The month of May marks the high water mark of the Lane Series concerts in Vermont, yes, even among the numerous spectacular concerts in this season that had been scheduled by Jane Ambrose and company-to wit, a recent, brilliant program of duets by Soovin Kim, violin, and Ieva Jokobaviciute, piano; this event brought the audience to its feet several times to record their satisfaction with both the music and in particular with the performance of the music.

A late work by Schubert, Rondeau Brilliante in B Minor D895, was the only composition of the evening which edged close to the more traditional function of the piano as accompanist.

I found the Rondeau not so interesting musically, but its uniqueness in the canons of Schubert's musical output can certainly cause the concert-goer to expect some performances of it.
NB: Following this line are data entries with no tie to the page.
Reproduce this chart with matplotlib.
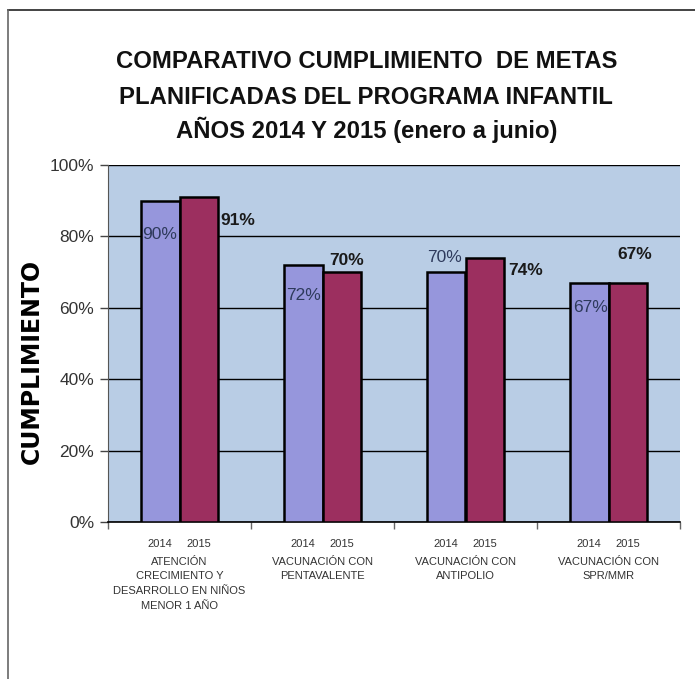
import matplotlib
matplotlib.use("Agg")
import matplotlib.pyplot as plt
import matplotlib.transforms as mtransforms
from matplotlib.lines import Line2D
import numpy as np

# ── data ──────────────────────────────────────────────────────────────────────
categorias = [
    "ATENCIÓN\nCRECIMIENTO Y\nDESARROLLO EN NIÑOS\nMENOR 1 AÑO",
    "VACUNACIÓN CON\nPENTAVALENTE",
    "VACUNACIÓN CON\nANTIPOLIO",
    "VACUNACIÓN CON\nSPR/MMR",
]
anios = ["2014", "2015"]
v2014 = [0.90, 0.72, 0.70, 0.67]
v2015 = [0.91, 0.70, 0.74, 0.67]
yticks = [0, 0.2, 0.4, 0.6, 0.8, 1.0]
titulo = [
    "COMPARATIVO CUMPLIMIENTO  DE METAS",
    "PLANIFICADAS DEL PROGRAMA INFANTIL",
    "AÑOS 2014 Y 2015 (enero a junio)",
]

FONT = ["Liberation Sans", "DejaVu Sans"]
C2014 = "#9696dc"
C2015 = "#9c2f5f"
BG = "#b9cde5"

fig = plt.figure(figsize=(6.95, 6.79), dpi=100, facecolor="white")
# page border (only top and left are visible in the crop)
fig.add_artist(Line2D([8 / 695, 1], [1 - 10 / 679] * 2, color="#222222", lw=1.2))
fig.add_artist(Line2D([8 / 695] * 2, [0, 1 - 10 / 679], color="#666666", lw=1.2))

ax = fig.add_axes([108 / 695, 1 - 522 / 679, 572 / 695, 357 / 679])
ax.set_facecolor(BG)

x = np.arange(len(categorias))
w = 0.272
b1 = ax.bar(x - w / 2, v2014, w, color=C2014, edgecolor="black", linewidth=1.8, zorder=3)
b2 = ax.bar(x + w / 2, v2015, w, color=C2015, edgecolor="black", linewidth=1.8, zorder=3)

ax.set_xlim(-0.5, len(categorias) - 0.5)
ax.set_ylim(0, 1)
ax.set_yticks(yticks)
ax.set_yticklabels([f"{int(round(t * 100))}%" for t in yticks],
                   family=FONT, fontsize=12.5, color="#333333")
ax.yaxis.grid(True, color="black", linewidth=1.0, zorder=1)
ax.tick_params(axis="y", length=6, width=1, color="#444444", pad=4)

# major ticks at category boundaries, minor ticks carry the year labels
ax.set_xticks(np.arange(len(categorias) + 1) - 0.5)
ax.set_xticklabels([])
ax.tick_params(axis="x", which="major", length=5, width=1, color="#666666")
ax.set_xticks(np.concatenate([x - w / 2, x + w / 2]), minor=True)
ax.set_xticklabels([anios[0]] * len(x) + [anios[1]] * len(x), minor=True,
                   family=FONT, fontsize=8, color="#333333")
ax.tick_params(axis="x", which="minor", length=0, pad=12)

for s in ["top", "right"]:
    ax.spines[s].set_visible(False)
ax.spines["left"].set_color("#555555")
ax.spines["bottom"].set_color("black")
ax.spines["bottom"].set_linewidth(1.2)

trans = mtransforms.blended_transform_factory(ax.transData, ax.transAxes)
for xi, cat in zip(x, categorias):
    ax.text(xi, -0.097, cat, transform=trans, ha="center", va="top",
            family=FONT, fontsize=8, color="#333333", linespacing=1.6)

# value labels (offsets in pixels from the top centre of each bar)
off14 = [(0, -34), (0, -31), (-2, 15), (1, -25)]
for rect, v, (dx, dy) in zip(b1, v2014, off14):
    ax.annotate(f"{int(round(v * 100))}%",
                (rect.get_x() + rect.get_width() / 2, v), xytext=(dx, dy),
                textcoords="offset pixels", ha="center", va="center",
                family=FONT, fontsize=12.5, color="#2e3a5c", zorder=5)
off15 = [(39, -23), (5, 12), (41, -13), (7, 28)]
for rect, v, (dx, dy) in zip(b2, v2015, off15):
    ax.annotate(f"{int(round(v * 100))}%",
                (rect.get_x() + rect.get_width() / 2, v), xytext=(dx, dy),
                textcoords="offset pixels", ha="center", va="center",
                family=FONT, fontsize=12.5, fontweight="bold", color="#1a1a1a", zorder=5)

ax.set_ylabel("CUMPLIMIENTO", family=["DejaVu Sans"],
              fontsize=17, fontweight="bold")
ax.yaxis.set_label_coords(-0.112, 0.45)

for yy, linea in zip([62, 97, 130], titulo):
    fig.text(0.527, 1 - yy / 679, linea, ha="center", va="center",
             family=FONT, fontsize=17.2, fontweight="bold", color="#111111")

fig.savefig("out.png", dpi=100, facecolor="white")
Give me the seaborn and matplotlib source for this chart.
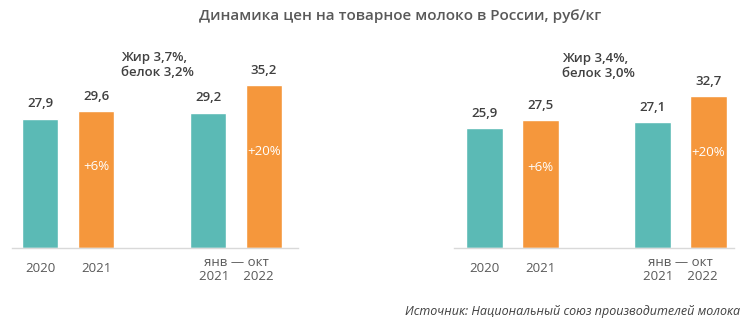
import matplotlib
matplotlib.use("Agg")
import matplotlib.pyplot as plt
import seaborn as sns
import pandas as pd

sns.set_theme(style="white")
plt.rcParams['font.family'] = ['Open Sans', 'DejaVu Sans']

# ---- data ----
positions = [0, 1, 3, 4]
groups = ["base", "cur", "base", "cur"]
left_values = [27.9, 29.6, 29.2, 35.2]
right_values = [25.9, 27.5, 27.1, 32.7]
left_growth = ["+6%", "+20%"]
right_growth = ["+6%", "+20%"]
tick_labels = ["2020", "2021"]
period_label = "янв — окт\n2021    2022"
left_note = "Жир 3,7%,\nбелок 3,2%"
right_note = "Жир 3,4%,\nбелок 3,0%"
title = "Динамика цен на товарное молоко в России, руб/кг"
source = "Источник: Национальный союз производителей молока"

TEAL = "#5BBAB5"
ORANGE = "#F5973C"
TXT = "#404040"
GRAY = "#595959"

W, H = 751, 321
fig = plt.figure(figsize=(W / 100, H / 100), dpi=100)

def fx(px):
    return px / W

def fy(py):
    return 1 - py / H

scale = 4.64  # px per unit
ymax = 40
ax_h = ymax * scale
base_px = 248

def make_panel(left_px, xlim, values, growth, frac):
    width_px = (xlim[1] - xlim[0]) * 56
    ax = fig.add_axes([fx(left_px), fy(base_px), fx(width_px), ax_h / H])
    df = pd.DataFrame({"pos": positions, "val": values, "grp": groups})
    sns.barplot(data=df, x="pos", y="val", hue="grp",
                palette={"base": TEAL, "cur": ORANGE},
                native_scale=True, width=0.66, dodge=False,
                legend=False, ax=ax, saturation=1)
    ax.set_xlim(*xlim)
    ax.set_ylim(0, ymax)
    for s in ["top", "right", "left"]:
        ax.spines[s].set_visible(False)
    ax.spines["bottom"].set_color("#D9D9D9")
    ax.spines["bottom"].set_linewidth(1.0)
    ax.set_yticks([])
    ax.set_xlabel("")
    ax.set_ylabel("")
    ax.set_xticks([0, 1])
    ax.set_xticklabels(tick_labels, fontsize=9.5, color=GRAY)
    ax.tick_params(axis="x", length=0, pad=10)
    ax.annotate(period_label, xy=(3.5, 0), xycoords="data",
                xytext=(0, -15.5), textcoords="offset points",
                ha="center", va="center", fontsize=9.5, color=GRAY,
                linespacing=1.1)
    for p, v in zip(positions, values):
        ax.annotate(f"{v:.1f}".replace(".", ","), xy=(p, v),
                    xytext=(0, 10.5), textcoords="offset points",
                    ha="center", va="center", fontsize=9.5, color=TXT,
                    fontweight="semibold")
    for p, v, g in zip([1, 4], [values[1], values[3]], growth):
        ax.text(p, v * frac, g, ha="center", va="center",
                fontsize=9.5, color="white")
    return ax

make_panel(12, (-0.5, 4.6), left_values, left_growth, 0.59)
make_panel(453.7, (-0.55, 4.45), right_values, right_growth, 0.63)

fig.text(fx(121), fy(65), left_note, ha="left", va="center",
         fontsize=9.5, color=TXT, fontweight="semibold", linespacing=1.25)
fig.text(fx(562), fy(66), right_note, ha="left", va="center",
         fontsize=9.5, color=TXT, fontweight="semibold", linespacing=1.25)

fig.text(fx(400), fy(16), title, ha="center", va="center",
         fontsize=11, color=GRAY, fontweight="semibold")
fig.text(fx(740), fy(311), source, ha="right", va="center",
         fontsize=9, color=TXT, style="italic")

fig.savefig("out.png", dpi=100)
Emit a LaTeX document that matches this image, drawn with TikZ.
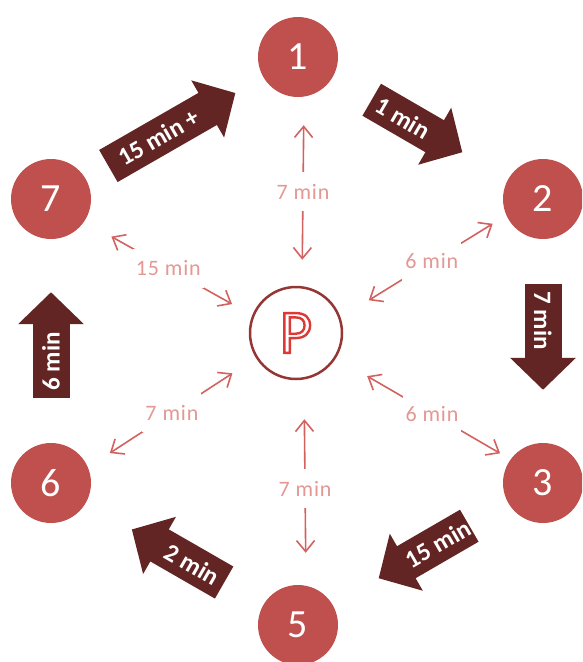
\documentclass[tikz,border=0pt]{standalone}
\usepackage{fontspec}
\setmainfont{Carlito}
\newfontfamily\walkfont[LetterSpace=4]{Carlito}
\usetikzlibrary{arrows.meta}
\definecolor{stopred}{HTML}{C0504D}
\definecolor{stepbrown}{HTML}{632523}
\definecolor{parkred}{HTML}{943634}
\definecolor{walkred}{HTML}{D2625F}
\definecolor{walktext}{HTML}{E39894}
\newcommand{\outlineglyph}[1]{\special{pdf:literal direct 2 Tr 2.4 w 0.863 0.227 0.212 RG}#1\special{pdf:literal direct 0 Tr}}
\tikzset{
  rtstop/.style={circle, fill=stopred, text=white, minimum size=80pt, inner sep=0pt, font=\fontsize{40}{44}\selectfont},
  rtpark/.style={circle, draw=parkred, line width=2.5pt, fill=white, minimum size=92pt, inner sep=0pt, text=white, font=\fontsize{62}{66}\selectfont},
  rtstep/.style={draw=stepbrown, line width=37pt, -{Triangle[length=32pt,width=64pt]}, shorten <=45pt, shorten >=53pt},
  rtsteptext/.style={sloped, text=white, font=\bfseries\fontsize{25}{28}\selectfont, inner sep=0pt},
  rtwalk/.style={draw=walkred, line width=1.6pt, {Straight Barb[length=11pt,width=18pt]}-{Straight Barb[length=11pt,width=18pt]}},
  rtlabel/.style={midway, fill=white, text=walktext, font=\walkfont\fontsize{22}{26}\selectfont, inner xsep=3pt, inner ysep=12pt},
}
\begin{document}
\begin{tikzpicture}[x=1pt,y=-1pt]
  \clip (0,0) rectangle (582,662);

  \node[rtstop] (s1) at (298,57) {1};
  \node[rtstop] (s2) at (543,199) {2};
  \node[rtstop] (s3) at (543,483) {3};
  \node[rtstop] (s5) at (298,625) {5};
  \node[rtstop] (s6) at (51,483) {6};
  \node[rtstop] (s7) at (51,199) {7};
  \node[rtpark] (park) at (296,333) {\outlineglyph{P}};

  \draw[rtstep, shorten <=26pt, shorten >=32pt] (s7) -- node[rtsteptext, pos=0.41] {15 min +} (s1);
  \draw[rtstep] (s1) -- node[rtsteptext, pos=0.40] {1 min} (s2);
  \draw[rtstep] (s2) -- node[rtsteptext, pos=0.40] {7 min} (s3);
  \draw[rtstep] (s3) -- node[rtsteptext, pos=0.40] {15 min} (s5);
  \draw[rtstep] (s5) -- node[rtsteptext, pos=0.40] {2 min} (s6);
  \draw[rtstep] (s6) -- node[rtsteptext, pos=0.40] {6 min} (s7);

  \draw[rtwalk, shorten <=26pt, shorten >=28pt] ([xshift=6pt]park.north) -- node[rtlabel] {7 min} ([xshift=6pt]s1.south);
  \draw[rtwalk, shorten <=39pt, shorten >=32pt] ([xshift=8pt]park.south) -- node[rtlabel, pos=0.53] {7 min} ([xshift=8pt]s5.north);
  \draw[rtwalk, shorten <=33pt, shorten >=16pt] (park.19) -- node[rtlabel, pos=0.55] {6 min} (s2.204);
  \draw[rtwalk, shorten <=36pt, shorten >=12pt] (park.328) -- node[rtlabel, pos=0.55] {6 min} (s3.144);
  \draw[rtwalk, shorten <=23pt, shorten >=31pt] (park.158) -- node[rtlabel] {15 min} (s7.326);
  \draw[rtwalk, shorten <=28pt, shorten >=26pt] (park.212) -- node[rtlabel] {7 min} (s6.23);
\end{tikzpicture}
\end{document}
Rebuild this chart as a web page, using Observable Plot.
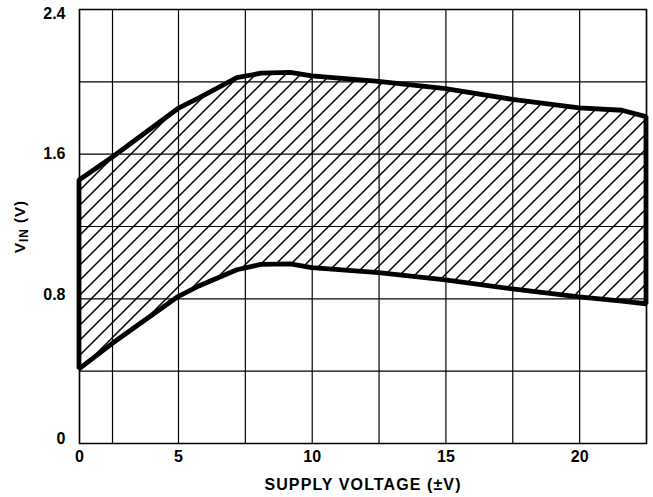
<!DOCTYPE html>
<html><head><meta charset="utf-8">
<script src="https://cdn.jsdelivr.net/npm/d3@7"></script>
<script src="https://cdn.jsdelivr.net/npm/@observablehq/plot@0.6"></script>
<style>body{margin:0;background:#fff}</style>
</head><body><div id="chart"></div>
<script>
const supplyV = [0, 2.5, 5, 5.8, 7.2, 8.1, 9.2, 10, 12.5, 15, 17.5, 20, 21.6, 22.5];
const vinMax  = [1.454, 1.58, 1.85, 1.91, 2.02, 2.045, 2.05, 2.03, 2.0, 1.96, 1.9, 1.853, 1.84, 1.805];
const vinMin  = [0.41, 0.55, 0.81, 0.87, 0.958, 0.988, 0.99, 0.97, 0.942, 0.902, 0.852, 0.808, 0.785, 0.77];
const xGrid = [0, 2.5, 5, 7.5, 10, 12.5, 15, 17.5, 20, 22.5];
const xTicks = [0, 5, 10, 15, 20];
const yGrid = [0, 0.4, 0.8, 1.2, 1.6, 2.0, 2.4];
const xLabel = "SUPPLY VOLTAGE (±V)";

const rows = supplyV.map((v, i) => ({v, lo: vinMin[i], hi: vinMax[i]}));
const fmt = d => String(d);
const yAx = (vals, dy) => Plot.axisY(vals, {tickSize: 0, tickPadding: 14, fontSize: 16, fontWeight: "bold", label: null, dy, tickFormat: fmt});

const svg = Plot.plot({
  width: 653, height: 497,
  marginLeft: 79, marginRight: 7, marginTop: 9, marginBottom: 54,
  style: {fontFamily: "'Liberation Sans', Arial, sans-serif", fontWeight: "bold", fontSize: "16px", color: "black", background: "white"},
  x: {type: "linear", domain: [0, 2.5, 5, 22.5], range: [79, 112, 178, 646], label: null, axis: null},
  y: {domain: [0, 2.4], label: null, axis: null},
  marks: [
    Plot.gridX(xGrid, {stroke: "black", strokeOpacity: 1, strokeWidth: 1.2}),
    Plot.gridY(yGrid, {stroke: "black", strokeOpacity: 1, strokeWidth: 1.2}),
    Plot.frame({stroke: "black", strokeWidth: 1.5}),
    Plot.areaY(rows, {x: "v", y1: "lo", y2: "hi", fill: "url(#hatch)", stroke: "black", strokeWidth: 4.8, strokeLinejoin: "miter"}),
    Plot.axisX(xTicks, {tickSize: 0, tickPadding: 7, fontSize: 16, fontWeight: "bold", label: null, tickFormat: fmt}),
    yAx([1.6], 0),
    yAx([0.8], -4),
    yAx([2.4], 4),
    yAx([0], -5),
    Plot.text([xLabel], {frameAnchor: "bottom", lineAnchor: "bottom", dy: 46, fontSize: 16, fontWeight: "bold"})
  ]
});

const s = d3.select(svg);
s.selectAll("text").filter(function() { return this.textContent === xLabel; })
  .style("letter-spacing", "1.1px");
const defs = s.insert("defs", ":first-child");
const pat = defs.append("pattern").attr("id", "hatch").attr("patternUnits", "userSpaceOnUse")
  .attr("width", 15).attr("height", 15);
pat.append("path").attr("d", "M0,15L15,0M-3,3L3,-3M12,18L18,12")
  .attr("stroke", "black").attr("stroke-width", 1.5).attr("fill", "none");

const yl = s.append("text")
  .attr("transform", "translate(25,226.5) rotate(-90)")
  .attr("text-anchor", "middle")
  .attr("font-size", 15).attr("font-weight", "bold")
  .attr("letter-spacing", "1px")
  .attr("fill", "black");
yl.append("tspan").text("V");
yl.append("tspan").attr("font-size", 12).attr("dy", 3).text("IN");
yl.append("tspan").attr("dy", -3).text(" (V)");

document.getElementById("chart").appendChild(svg);
</script>
</body></html>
More to the point was the Sonata for Violin and Piano by Debussy, a gorgeous example of impressionistic music and of parity between players. The panels of sound, programless, let them speak for themselves, and a dialogue between piano and violin was a natural outgrowth of the flow of the music per se and did not need any words for meaning. It was a glorious representation of all of Debussy's linkage to impressionist paintings and the poetry of Apollonaire

Natalie Neuert asked us to sit for a moment while recognition was made of Jane Ambrose for 23 years of service as president of the Lane Series. The gift to her was a composition titled Wild Ambrosia for violin and piano by Pierre Jalbert, a composer who grew up in Burlington. The composition was based on a four-note theme that grew out of her last name (in German). The work is not just another dedicatory composition, for like Ambrose herself, the work is clear structurally and it develops naturally and meaningfully. The work received a stellar performance.